Arthur Westlake Andrews (12 December 1868 – 22 November 1959) was a British geographer, poet, rock-climber, mountaineer and amateur tennis and badminton player.

He was the son of clergyman and amateur geologist William Ryton Andrews and writer Marian Andrews. They lived in Teffont Evias, Wiltshire, from 1873 to 1892, and here Arthur spent his childhood climbing trees and walking on the hills.

He trained as a geographer (FRGS 1896), and became a teacher of geography and history in Southwark. In 1913 he published "a text-book of geography", reprinted in 1922.

==Climber==
As a climber, his first contribution appears to have been, in 1899, the route now called 'Andrews' renne' on Storen, Norway.

He is especially remembered for two later climbing contributions: for his co-authorship, with J. M. A. Thomson in 1909 of the first rock-climbing guide-book, to the cliffs of Lliwedd, in Snowdonia; and for being the 'father' of Cornish sea cliff climbing, beginning with an early ascent (1902) of the Bosigran Ridge Climb (aka Commando Ridge ) followed by Ledge Climb (also Bosigran) in 1905. With E. C. Pyatt he later produced the first official (Climbers' Club) Cornish climbing guide, in 1950.
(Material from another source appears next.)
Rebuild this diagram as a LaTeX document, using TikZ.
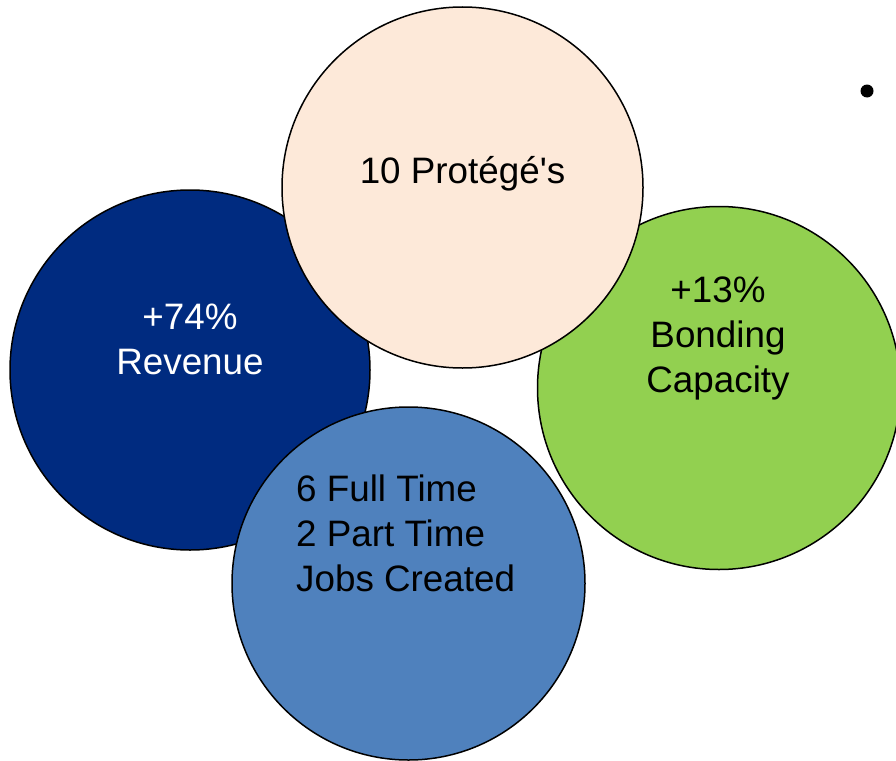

He is also believed to have had a project to traverse all the British coastline, between the high and low water marks, aided where necessary by a rope, starting in Cornwall.

==Tennis==
He once reached the semi- finals of the men’s singles at Wimbledon.

==Badminton==
He was a regular competitor at the All England Open Badminton Championships first appearing at the 1905 All England Badminton Championships and last appearing at the 1923 All England Badminton Championships.